I had, before going to get clean, gathered Riley’s breakfast, smearing a toasted bagel with cream cheese, pouring steaming coffee over a dash of cream. I put her bookbag and her jacket beside the stool where she perches to eat, to take those pills; I got out fresh masks and sat one by her pills, one by the device that controls Adam’s insulin pump. I did all this feeling thankful for Love that prepares in advance of me, making my paths straight. And then, with plenty of time still left before the time comes to leave, I went to get ready myself.
But five minutes until go time, Riley hasn’t made it back down the stairs. I find the bagel, the coffee, the pills, still sitting exactly where I left them and no sign at all that she has even walked in this room since I walked out.
“Hey Riley,” I call tentatively up the stair well, balancing my foot on the bottom step, toe-heel, toe-heel, like a pendulum.
“Yes?” She calls back after a beat, her voice sounding harried but strong, and I pull my foot off the step, breathing relief. I can’t help it: When she falls off her routine this much I immediately think seizure, seizure, seizure, the word like a silent alarm thudding in my belly.
“Honey, it’s nearly time for school. We need to braid your hair.” She can’t stand hair dropping in her face, hair caressing her cheeks while she’s trying to concentrate; every day I braid all those wild, brassy lengths into a plait down her back.
“Okay,” she says, if a little weakly, and I know that some obsession struck, that some sequential finishing the rest of us would set aside has consumed all her attention, all her time.
I get out a plastic bag for the pills, stowing the lid back in the drawer where she keeps it; I transfer the bagel from the plate to a paper towel so she can eat it in the car.
“Did you get distracted?” I ask, knowing the answer, watching Riley walk down the stairs one step at a time, her arms and hands filled up with shoes and socks and the basket where she keeps her jewelry. Her hair falls across her cheeks, bounces and sweeps across the middle of her back.
“Well, when I was getting dressed, the knob on my drawer fell off and I was trying to fix it,” she says, sniffing a little. For a moment, I marvel; I remember when she didn’t have those words, when she could not have explained so well. I know that turn of her head, the way her eyes glisten; I know that anxious edge she’s balancing. She has spent over half an hour trying to solve this unexpected problem, unable to let it go. It never occurred to her to ask for help. Autism can be this way; it grabs about her wrists like a vise.
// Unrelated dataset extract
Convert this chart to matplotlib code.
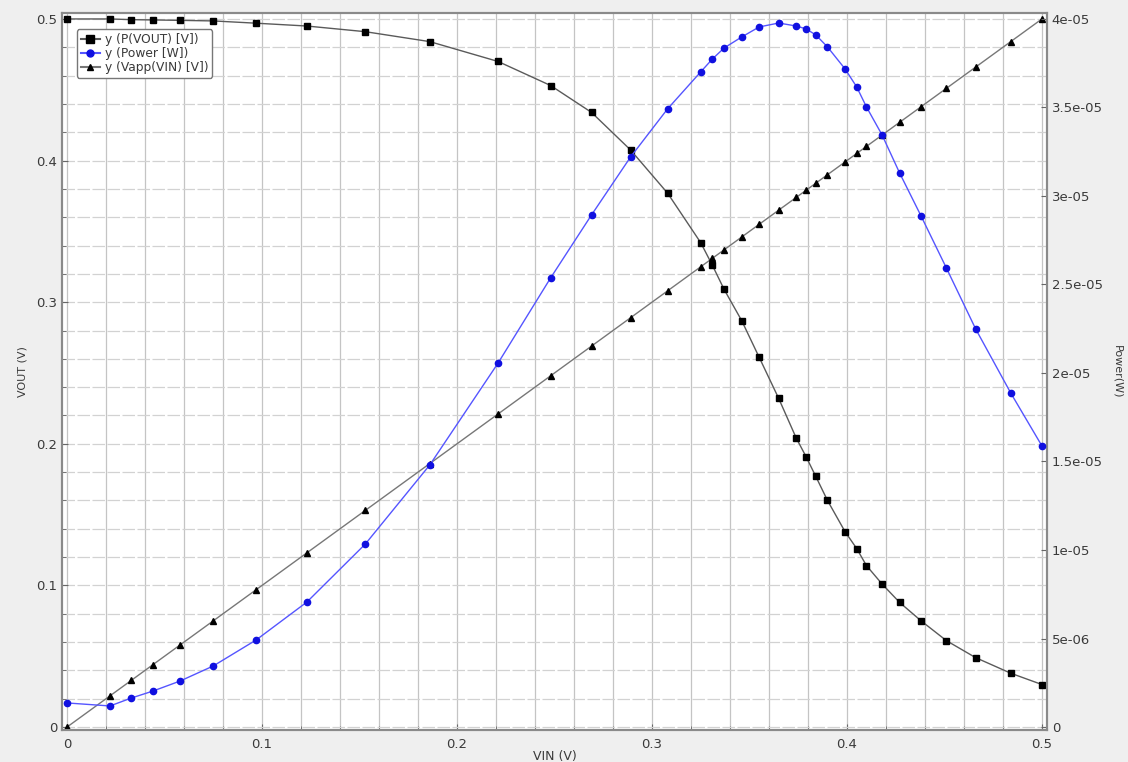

I understand what happened here: sometimes things fall apart, the small things first, and I briefly forget my life is not a DIY project.
I don’t yet know but will later learn that Kevin heard me call and found her there, sitting on the floor in front of her dresser in distress, told her leave it with me, fixed that knob and tightened all the others when we left for school.
“That’s frustrating,” I say honestly while she settles herself on the stool, running my fingers through her hair in search of tangles, picking up the hairbrush. “But here’s the thing: sometimes you have to set aside certain things to focus on other things. Come to Dad or me; tells us about what troubles you; give it to us so you can let it go.” I separate her hair into three thick cords and weave them together, remembering what God said about the cord not quickly broken, about how much stronger we are together than apart. “Here’s what will happen now, because it’s time to go: I’ll braid your hair and help you put on your jewelry; I’ll take your things to the car. It will be okay; we’ll worry about the drawer later.”
“Mmmhmm,” she says, acknowledging, agreeing, and–I can feel it as my fingers skim her scalp–relaxing in surrender, in trust.
And then slowly, I pick up the first thick hank to begin the braid. “Father, give her peace,” I pray right out loud, speaking the words over her head. “Right now, we’re giving you everything we just don’t know how to fix. Please, give us peace.”
“Mmmhmm,” she says again, and then, she begins to laugh and it’s the laughter of the free, the laughter of those who can laugh at the days to come.